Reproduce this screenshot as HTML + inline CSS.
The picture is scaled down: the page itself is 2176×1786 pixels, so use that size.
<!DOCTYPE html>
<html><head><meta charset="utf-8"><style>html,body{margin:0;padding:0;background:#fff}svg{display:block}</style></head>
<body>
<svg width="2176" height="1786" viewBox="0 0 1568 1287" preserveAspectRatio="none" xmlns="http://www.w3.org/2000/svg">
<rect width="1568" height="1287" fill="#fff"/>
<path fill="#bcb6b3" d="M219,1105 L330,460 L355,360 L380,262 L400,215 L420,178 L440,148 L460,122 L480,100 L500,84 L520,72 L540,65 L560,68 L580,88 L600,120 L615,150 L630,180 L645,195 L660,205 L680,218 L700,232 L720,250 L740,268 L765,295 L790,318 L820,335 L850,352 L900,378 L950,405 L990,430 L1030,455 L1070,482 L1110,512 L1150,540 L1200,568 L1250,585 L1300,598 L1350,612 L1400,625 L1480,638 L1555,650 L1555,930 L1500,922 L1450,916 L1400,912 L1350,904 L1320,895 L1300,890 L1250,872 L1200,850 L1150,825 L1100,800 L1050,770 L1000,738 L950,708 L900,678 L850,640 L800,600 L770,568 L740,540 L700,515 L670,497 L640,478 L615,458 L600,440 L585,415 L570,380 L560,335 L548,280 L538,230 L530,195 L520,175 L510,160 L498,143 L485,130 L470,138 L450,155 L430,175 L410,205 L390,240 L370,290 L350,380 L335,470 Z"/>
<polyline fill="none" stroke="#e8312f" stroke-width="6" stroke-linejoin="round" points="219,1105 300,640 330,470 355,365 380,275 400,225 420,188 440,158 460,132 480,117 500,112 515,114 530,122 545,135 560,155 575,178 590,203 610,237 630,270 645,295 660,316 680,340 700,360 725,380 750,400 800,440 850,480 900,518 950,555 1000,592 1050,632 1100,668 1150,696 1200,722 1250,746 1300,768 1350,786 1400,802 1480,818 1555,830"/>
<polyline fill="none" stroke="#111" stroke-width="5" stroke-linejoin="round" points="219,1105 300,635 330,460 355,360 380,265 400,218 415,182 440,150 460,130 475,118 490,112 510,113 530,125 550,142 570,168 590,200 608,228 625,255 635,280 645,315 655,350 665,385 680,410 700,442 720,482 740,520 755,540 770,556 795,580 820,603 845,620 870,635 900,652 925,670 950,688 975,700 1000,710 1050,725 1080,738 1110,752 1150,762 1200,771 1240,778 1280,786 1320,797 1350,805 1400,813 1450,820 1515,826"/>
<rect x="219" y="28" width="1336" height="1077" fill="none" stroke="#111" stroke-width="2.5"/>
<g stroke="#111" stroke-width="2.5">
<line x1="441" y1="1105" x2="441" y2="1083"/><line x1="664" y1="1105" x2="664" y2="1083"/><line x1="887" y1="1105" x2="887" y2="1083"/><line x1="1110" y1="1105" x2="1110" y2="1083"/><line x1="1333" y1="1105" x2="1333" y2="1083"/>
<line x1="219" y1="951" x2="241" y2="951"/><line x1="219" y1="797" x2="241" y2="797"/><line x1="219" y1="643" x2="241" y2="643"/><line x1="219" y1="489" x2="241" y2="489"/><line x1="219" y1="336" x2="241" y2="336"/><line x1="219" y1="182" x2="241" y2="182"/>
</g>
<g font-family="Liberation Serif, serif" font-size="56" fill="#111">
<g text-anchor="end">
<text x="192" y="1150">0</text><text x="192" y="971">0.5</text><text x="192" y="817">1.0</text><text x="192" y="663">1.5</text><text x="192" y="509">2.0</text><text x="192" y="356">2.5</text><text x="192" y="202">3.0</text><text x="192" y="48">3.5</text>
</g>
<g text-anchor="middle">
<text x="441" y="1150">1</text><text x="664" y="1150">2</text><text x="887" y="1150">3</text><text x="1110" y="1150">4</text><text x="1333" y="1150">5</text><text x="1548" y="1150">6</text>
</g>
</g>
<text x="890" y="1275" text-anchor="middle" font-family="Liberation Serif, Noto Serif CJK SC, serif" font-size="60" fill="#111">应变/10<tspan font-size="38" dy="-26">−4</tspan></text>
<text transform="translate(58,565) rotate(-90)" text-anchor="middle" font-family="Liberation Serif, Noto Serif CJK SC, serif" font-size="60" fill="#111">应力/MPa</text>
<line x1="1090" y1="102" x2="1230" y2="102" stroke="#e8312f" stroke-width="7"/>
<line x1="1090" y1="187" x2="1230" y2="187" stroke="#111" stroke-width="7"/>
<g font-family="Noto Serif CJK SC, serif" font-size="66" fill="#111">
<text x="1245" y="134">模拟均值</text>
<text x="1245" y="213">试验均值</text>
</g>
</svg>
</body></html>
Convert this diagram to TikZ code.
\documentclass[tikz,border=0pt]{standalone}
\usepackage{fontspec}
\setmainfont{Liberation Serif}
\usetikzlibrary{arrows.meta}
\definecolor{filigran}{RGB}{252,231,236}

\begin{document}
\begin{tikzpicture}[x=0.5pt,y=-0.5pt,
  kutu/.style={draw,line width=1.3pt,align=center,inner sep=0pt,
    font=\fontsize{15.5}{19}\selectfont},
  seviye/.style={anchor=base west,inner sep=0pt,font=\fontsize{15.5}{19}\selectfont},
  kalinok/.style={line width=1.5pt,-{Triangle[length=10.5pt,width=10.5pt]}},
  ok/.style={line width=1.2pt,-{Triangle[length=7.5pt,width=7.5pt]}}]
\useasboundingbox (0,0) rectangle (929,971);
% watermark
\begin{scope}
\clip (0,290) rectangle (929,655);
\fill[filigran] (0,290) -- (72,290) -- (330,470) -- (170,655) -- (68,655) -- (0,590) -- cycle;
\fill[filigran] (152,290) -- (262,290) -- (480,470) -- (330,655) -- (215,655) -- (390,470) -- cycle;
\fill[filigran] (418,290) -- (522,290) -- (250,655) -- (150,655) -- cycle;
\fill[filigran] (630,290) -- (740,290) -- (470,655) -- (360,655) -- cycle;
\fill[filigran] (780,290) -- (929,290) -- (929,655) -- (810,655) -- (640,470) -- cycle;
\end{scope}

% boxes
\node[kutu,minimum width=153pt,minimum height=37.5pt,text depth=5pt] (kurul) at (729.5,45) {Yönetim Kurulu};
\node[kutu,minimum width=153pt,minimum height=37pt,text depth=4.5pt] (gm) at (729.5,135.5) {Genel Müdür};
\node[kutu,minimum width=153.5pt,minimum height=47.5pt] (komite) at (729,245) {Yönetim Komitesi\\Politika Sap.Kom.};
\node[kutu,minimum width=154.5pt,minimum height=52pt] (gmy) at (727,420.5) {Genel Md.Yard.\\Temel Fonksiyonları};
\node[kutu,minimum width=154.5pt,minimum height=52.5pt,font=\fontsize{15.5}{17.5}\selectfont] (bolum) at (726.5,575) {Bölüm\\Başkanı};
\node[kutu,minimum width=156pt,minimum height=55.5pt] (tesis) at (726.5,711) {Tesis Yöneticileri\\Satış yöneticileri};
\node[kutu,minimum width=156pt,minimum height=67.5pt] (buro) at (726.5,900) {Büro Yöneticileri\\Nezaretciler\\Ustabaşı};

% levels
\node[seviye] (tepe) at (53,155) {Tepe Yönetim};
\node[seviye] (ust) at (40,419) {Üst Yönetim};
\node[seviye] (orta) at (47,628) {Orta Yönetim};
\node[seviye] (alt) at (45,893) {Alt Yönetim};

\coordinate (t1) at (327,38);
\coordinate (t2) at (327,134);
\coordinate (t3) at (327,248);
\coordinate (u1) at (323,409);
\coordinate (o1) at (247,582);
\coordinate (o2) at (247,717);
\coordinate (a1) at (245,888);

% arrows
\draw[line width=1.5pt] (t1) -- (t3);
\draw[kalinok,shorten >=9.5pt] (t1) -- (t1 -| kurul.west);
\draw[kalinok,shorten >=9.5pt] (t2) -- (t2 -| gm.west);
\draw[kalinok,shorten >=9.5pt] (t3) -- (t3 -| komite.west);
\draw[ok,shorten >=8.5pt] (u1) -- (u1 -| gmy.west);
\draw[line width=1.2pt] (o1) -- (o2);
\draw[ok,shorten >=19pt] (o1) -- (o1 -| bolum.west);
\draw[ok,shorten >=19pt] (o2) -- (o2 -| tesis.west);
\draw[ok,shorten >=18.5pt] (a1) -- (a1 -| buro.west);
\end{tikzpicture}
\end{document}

───

» WHAT NEEDS TO BE DONE: Return nothing except the number of lines that include the string "this".

» EXERCISE ANSWER: 2